Через десять дней гитлеровская авиация перенесла свои удары на Лондон. Англичане ответили на это на другой же день налетом на Берлин. Геринг бросил на Лондон все силы, и столица Великобритании запылала. Днем Лондон был покрыт облаками дыма, ночью озарен десятками пожаров, зажженных нацистскими бомбардировщиками, сбрасывавшими миллионы «зажигалок» – мелких фосфорных бомб. Вскоре бомбардировки были распространены на другие большие города Англии, и сотни тысяч домов были разрушены или сожжены.

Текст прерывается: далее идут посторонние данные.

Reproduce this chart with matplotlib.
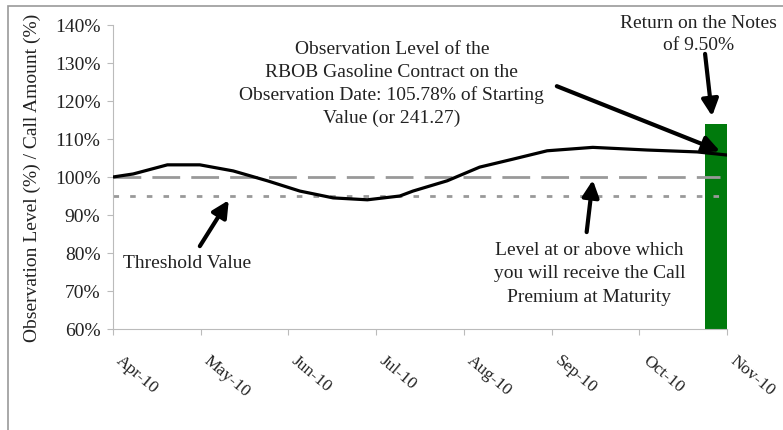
import matplotlib
matplotlib.use('Agg')
import matplotlib.pyplot as plt
from matplotlib.patches import Rectangle

# Data (x in months from Apr-10)
month_labels = ['Apr-10', 'May-10', 'Jun-10', 'Jul-10', 'Aug-10', 'Sep-10', 'Oct-10', 'Nov-10']
obs_x = [0, 0.23, 0.62, 0.99, 1.37, 1.76, 2.13, 2.51, 2.90, 3.27, 3.42, 3.81,
         4.18, 4.56, 4.95, 5.47, 6.09, 6.66, 7.0]
obs_level = [100, 100.8, 103.2, 103.2, 101.6, 99.0, 96.3, 94.5, 94.0, 95.0, 96.3, 99.0,
             102.6, 104.7, 106.9, 107.8, 107.1, 106.6, 105.78]
call_level = 100
threshold = 95
bar_x = 6.885
bar_value = 113.9

plt.rcParams['font.family'] = 'Liberation Serif'
txt = '#222222'

fig = plt.figure(figsize=(7.83, 4.31), dpi=100)
ax = fig.add_axes([113 / 783, 101 / 431, 614 / 783, 304 / 431])

ax.bar(bar_x, bar_value, width=0.27, color='#007a0c', zorder=1)
ax.plot([0, 6.92], [call_level, call_level], color='#999999', lw=2,
        dashes=(10, 4), zorder=2)
ax.plot([0, 6.92], [threshold, threshold], color='#999999', lw=2,
        dashes=(2, 4), zorder=2)
ax.plot(obs_x, obs_level, color='black', lw=2.3, zorder=3,
        solid_joinstyle='round', solid_capstyle='round')

ax.set_xlim(0, 7)
ax.set_ylim(60, 140)
ax.set_yticks(range(60, 141, 10))
ax.set_yticklabels([f'{v}%' for v in range(60, 141, 10)], fontsize=14, color=txt)
ax.set_xticks(range(len(month_labels)))
ax.set_xticklabels(month_labels, fontsize=12.5, color=txt, rotation=-40,
                   ha='left', va='bottom', rotation_mode='anchor')
ax.tick_params(axis='x', pad=21, length=4, color='#bbbbbb')
ax.tick_params(axis='y', pad=5, length=4, color='#bbbbbb')
for s in ['top', 'right']:
    ax.spines[s].set_visible(False)
for s in ['left', 'bottom']:
    ax.spines[s].set_color('#bbbbbb')
ax.set_ylabel('Observation Level (%) / Call Amount (%)', fontsize=14, color=txt,
              labelpad=10)

arrow = dict(arrowstyle='-|>', lw=3, color='black', mutation_scale=25,
             shrinkA=0, shrinkB=0)
tkw = dict(fontsize=14, color=txt, ha='center', va='top', linespacing=1.42)

ax.annotate('', xy=(6.92, 106.8), xytext=(5.06, 123.9), arrowprops=arrow)
ax.text(3.18, 136.0, 'Observation Level of the\nRBOB Gasoline Contract on the\n'
        'Observation Date: 105.78% of Starting\nValue (or 241.27)', **tkw)

ax.annotate('', xy=(6.83, 116.0), xytext=(6.75, 132.4), arrowprops=arrow,
            annotation_clip=False)
ax.text(6.68, 143.0, 'Return on the Notes\nof 9.50%', clip_on=False, **tkw)

ax.annotate('', xy=(1.32, 93.9), xytext=(0.99, 81.8), arrowprops=arrow)
ax.text(0.11, 77.6, 'Threshold Value', fontsize=14, color=txt, ha='left', va='center')

ax.annotate('', xy=(5.47, 99.2), xytext=(5.40, 85.5), arrowprops=arrow)
ax.text(5.43, 83.2, 'Level at or above which\nyou will receive the Call\n'
        'Premium at Maturity', **dict(tkw, linespacing=1.5))

# outer frame of the original graphic
fig.patches.append(Rectangle((8 / 783, -0.1), 1.2, (431 - 7) / 431 + 0.1,
                             transform=fig.transFigure, fill=False,
                             edgecolor='#999999', lw=1.2))

fig.savefig('out.png', dpi=100)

В середине сентября массовые налеты гитлеровской авиации на Англию прекратились почти так же неожиданно, как и начались. В Лондоне поторопились объявить, что королевские воздушные силы одержали победу над люфтваффе, подтвердив сообщение сногсшибательными цифрами германских потерь. Берлин тут же ответил еще более хвастливым заявлением о победе люфтваффе, приведя фантастические цифры английских потерь. (Англичане, как показали более поздние и более точные подсчеты, были ближе к истине: в ходе «воздушной битвы» над Англией нацистская авиация потеряла 1733 самолета, а английская авиация – только 915 самолетов. Значительная часть английских летчиков, воспользовавшись после повреждения самолетов парашютами, вернулась в строй, и к середине сентября военно-воздушные силы Англии насчитывали больше истребителей, чем месяц назад. В решающие дни «воздушной битвы» гитлеровская авиация, бросившая против Англии три из пяти воздушных соединений (флота), оказалась без резервов. На процессе в Нюрнберге Геринг признал, что люфтваффе потерпела поражение над Англией только потому, что Гитлер не позволил ему перебросить с Востока два воздушных флота, которые «охраняли рейх» от Советского Союза.) Потерпев неудачу, нацистская верхушка отказалась не только от массовых налетов на Англию, но и от планов вторжения на Британские острова.